> _RECORDS FOR PROCESSING_
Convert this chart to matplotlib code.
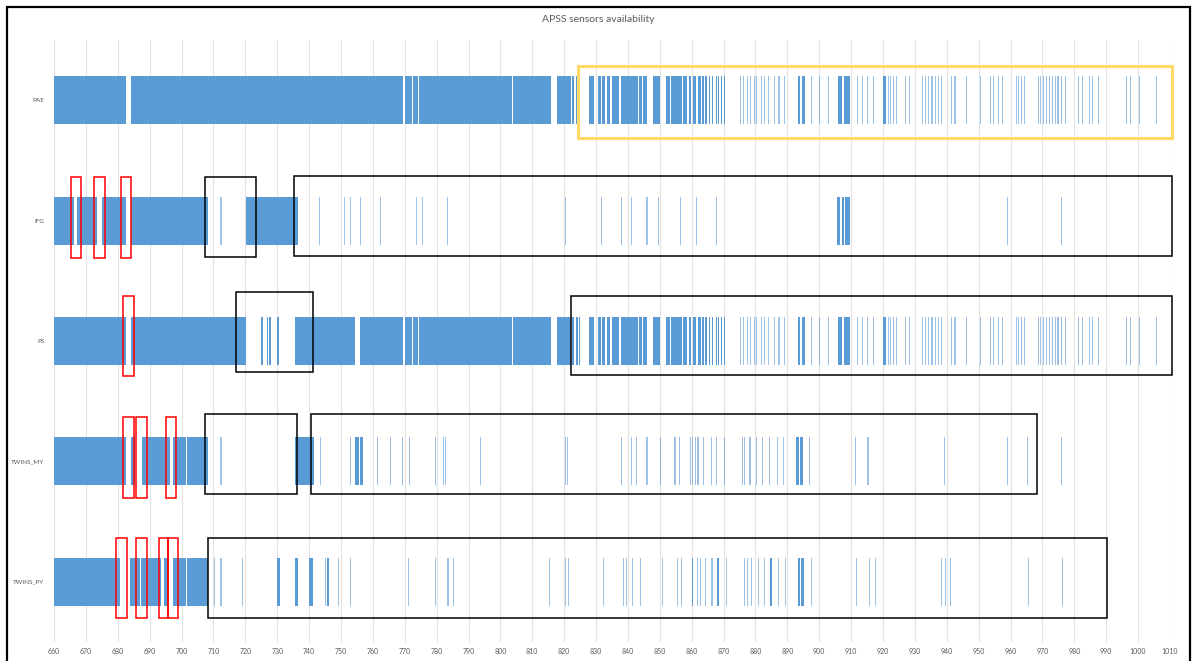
"""APSS sensors availability timeline (Excel-style broken bars with review boxes)."""

import matplotlib.pyplot as plt
from matplotlib.patches import Rectangle

sensors = ["PAE", "IFG", "PS", "TWINS_MY", "TWINS_PY"]
x_ticks = list(range(660, 1011, 10))

# common tail of PAE and PS (identical pattern after ~817)
tail_blocks = [
    (817.9, 822.1), (822.5, 823.2), (823.8, 824.2), (824.6, 825.1),
    (827.8, 829.5), (830.7, 831.6), (832.0, 832.8), (833.3, 834.5),
    (834.9, 837.3), (837.9, 843.2), (843.6, 844.4), (844.8, 846.1),
    (847.8, 850.1), (851.8, 853.1), (853.5, 856.8), (857.3, 858.5),
    (859.0, 859.9), (860.4, 861.4), (862.0, 862.8), (863.3, 863.7),
    (864.3, 864.7), (865.3, 865.7), (866.4, 866.8), (867.5, 867.8),
    (868.4, 868.7), (869.3, 869.6), (870.2, 870.5),
    (893.4, 894.1), (894.5, 895.5), (905.8, 907.0), (907.7, 909.5),
    (920.0, 920.8),
]
tail_ticks = [
    875.2, 876.2, 877.3, 878.3, 879.4, 880.2, 881.7, 882.7, 884.0, 885.7,
    887.2, 888.9, 897.4, 899.8, 902.8, 911.8, 913.3, 914.9, 916.7,
    921.5, 922.3, 923.1, 924.0, 926.9, 928.0, 932.1, 933.2, 934.2, 935.2,
    936.3, 937.3, 938.2, 941.3, 942.4, 946.1, 950.3, 953.4, 954.5, 956.1,
    957.4, 961.6, 962.4, 963.3, 964.3, 968.5, 969.3, 970.1, 971.0, 972.0,
    972.9, 973.9, 974.7, 975.8, 977.0, 981.2, 982.3, 984.6, 985.6, 987.4,
    996.3, 997.3, 1000.2, 1005.5,
]

pae_blocks = [
    (660, 682.5), (684, 769.6), (770.0, 772.2), (772.6, 774.1),
    (774.6, 803.5), (803.9, 816.0),
] + tail_blocks
pae_ticks = tail_ticks

ifg_blocks = [
    (660, 666.3), (667.3, 673.5), (675.0, 682.5), (684, 708.4),
    (720.3, 736.4), (905.6, 906.6), (907.0, 907.9), (908.2, 909.6),
]
ifg_ticks = [
    712.2, 743.0, 751.0, 752.7, 756.0, 762.3, 773.4, 775.3, 783.3, 820.3,
    831.6, 837.7, 841.0, 845.8, 849.3, 856.4, 861.3, 867.7, 959.0, 975.9,
]

ps_blocks = [
    (660, 682.5), (684, 720.2), (725.0, 725.5), (726.7, 727.2),
    (727.5, 728.0), (730.0, 730.5), (735.6, 754.3), (756.0, 769.6),
    (770.0, 772.2), (772.6, 774.1), (774.6, 803.5), (803.9, 816.0),
] + tail_blocks
ps_ticks = tail_ticks

my_blocks = [
    (660, 682.5), (684, 685.3), (687.5, 696.3), (697.3, 701.5),
    (701.8, 708.4), (735.6, 741.6), (754.4, 755.8), (756.0, 757.0),
    (892.8, 893.6), (893.9, 894.8),
]
my_ticks = [
    712.2, 743.3, 752.8, 761.3, 765.4, 769.1, 771.2, 779.6, 782.0, 782.6,
    793.6, 820.3, 821.0, 837.7, 841.0, 842.6, 845.8, 850.1, 854.6, 856.1,
    859.5, 860.0, 861.0, 861.8, 863.6, 865.9, 867.7, 870.1, 875.8, 876.3,
    878.1, 880.1, 881.9, 884.3, 886.6, 888.6, 896.9, 911.1, 915.1, 939.1,
    959.0, 965.2, 975.9,
]

py_blocks = [
    (660, 680.8), (683.9, 687.1), (687.4, 693.5), (694.4, 695.8),
    (697.3, 701.4), (701.7, 708.4), (729.9, 730.8), (735.6, 736.4),
    (740.1, 741.1), (745.6, 746.1), (860.0, 860.5), (868.0, 868.5),
    (884.7, 885.3), (893.2, 894.1), (894.4, 895.3),
]
py_ticks = [
    710.2, 712.2, 718.9, 744.9, 749.0, 752.8, 771.1, 779.6, 783.4, 785.1,
    815.1, 820.3, 821.2, 832.2, 838.3, 839.3, 841.2, 843.8, 850.6, 855.4,
    856.7, 861.6, 862.6, 864.1, 866.2, 870.6, 876.5, 877.3, 878.7, 880.7,
    882.7, 887.1, 889.1, 897.3, 911.5, 915.6, 917.4, 938.1, 939.4, 941.1,
    965.4, 976.1,
]

rows_blocks = [pae_blocks, ifg_blocks, ps_blocks, my_blocks, py_blocks]
rows_ticks = [pae_ticks, ifg_ticks, ps_ticks, my_ticks, py_ticks]

# review boxes drawn over the chart: (x0, x1, row_top, row_bottom, colour)
highlight_boxes = [
    (824.2, 1010.5, -0.28, 0.31, "#FFD966"),
    (665.4, 668.4, 0.64, 1.31, "#FF0000"),
    (672.7, 675.9, 0.64, 1.31, "#FF0000"),
    (681.1, 684.0, 0.64, 1.31, "#FF0000"),
    (707.2, 723.4, 0.64, 1.30, "black"),
    (735.4, 1010.5, 0.63, 1.29, "black"),
    (681.7, 685.0, 1.63, 2.29, "#FF0000"),
    (717.2, 741.3, 1.59, 2.26, "black"),
    (822.0, 1010.5, 1.63, 2.28, "black"),
    (681.7, 685.2, 2.63, 3.30, "#FF0000"),
    (685.8, 689.1, 2.63, 3.30, "#FF0000"),
    (695.2, 698.3, 2.63, 3.30, "#FF0000"),
    (707.2, 736.3, 2.61, 3.27, "black"),
    (740.7, 968.2, 2.61, 3.27, "black"),
    (679.4, 683.0, 3.64, 4.30, "#FF0000"),
    (685.8, 689.1, 3.64, 4.30, "#FF0000"),
    (692.8, 695.9, 3.64, 4.30, "#FF0000"),
    (695.9, 699.0, 3.64, 4.30, "#FF0000"),
    (708.4, 990.2, 3.64, 4.30, "black"),
]

BAR_COLOR = "#5B9BD5"
BAR_HEIGHT = 0.4
TICK_WIDTH = 0.35
TEXT_COLOR = "#595959"
FONT = ["Lato", "DejaVu Sans"]

fig = plt.figure(figsize=(11.96, 6.61), dpi=100)
ax = fig.add_axes([54 / 1196, 1 - 642 / 661, (1170 - 54) / 1196, (642 - 40) / 661])

for i, (blocks, ticks) in enumerate(zip(rows_blocks, rows_ticks)):
    ybar = (i - BAR_HEIGHT / 2, BAR_HEIGHT)
    ax.broken_barh([(s, e - s) for s, e in blocks], ybar,
                   facecolors=BAR_COLOR, edgecolor="none", zorder=2)
    # single short samples render as faint hairlines in the original
    ax.broken_barh([(t, TICK_WIDTH) for t in ticks], ybar,
                   facecolors=BAR_COLOR, edgecolor="none", alpha=0.6, zorder=2)

for x0, x1, y0, y1, color in highlight_boxes:
    lw = 2.2 if color == "#FFD966" else 1.1
    ax.add_patch(Rectangle((x0, y0), x1 - x0, y1 - y0, fill=False,
                           edgecolor=color, linewidth=lw, zorder=5, clip_on=False))

ax.set_xlim(660, 1010)
ax.set_ylim(4.5, -0.5)
ax.set_xticks(x_ticks)
ax.set_xticklabels([str(v) for v in x_ticks], fontsize=5, color=TEXT_COLOR, family=FONT)
ax.set_yticks(range(len(sensors)))
ax.set_yticklabels(sensors, fontsize=4.6, color=TEXT_COLOR, family=FONT)
ax.tick_params(axis="both", length=0)
ax.tick_params(axis="x", pad=4)
ax.tick_params(axis="y", pad=7)
for spine in ax.spines.values():
    spine.set_visible(False)
ax.grid(True, axis="x", color="#E3E3E3", linewidth=0.8, zorder=0)
ax.set_axisbelow(True)

fig.text(0.5, 1 - 20 / 661, "APSS sensors availability", ha="center", va="center",
         fontsize=7.5, color=TEXT_COLOR, family=FONT)

# outer frame around the pasted chart
fig.add_artist(Rectangle((7 / 1196, -0.01), (1190 - 7) / 1196, 1 - 7 / 661 + 0.01,
                         transform=fig.transFigure, fill=False,
                         edgecolor="black", linewidth=1.6))

fig.savefig("out.png", dpi=100)
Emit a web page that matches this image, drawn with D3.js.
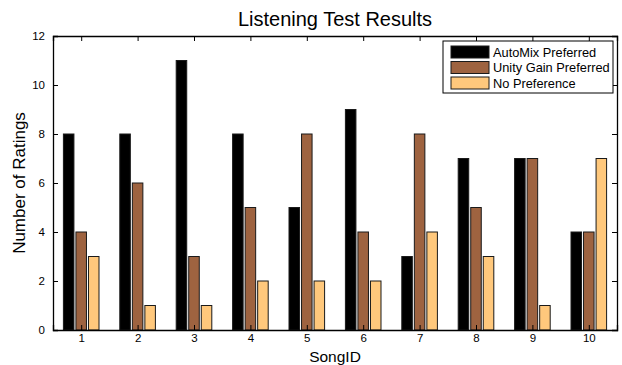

> _WHAT THIS TASK INVOLVES_
All lines from the start of the entries above through the line containing "x_ticks = list(range(660, 1011, 10))" are to be given again exactly; the pictures are not.

> _TASK RESULT_
Convert this chart to matplotlib code.
"""APSS sensors availability timeline (Excel-style broken bars with review boxes)."""

import matplotlib.pyplot as plt
from matplotlib.patches import Rectangle

sensors = ["PAE", "IFG", "PS", "TWINS_MY", "TWINS_PY"]
x_ticks = list(range(660, 1011, 10))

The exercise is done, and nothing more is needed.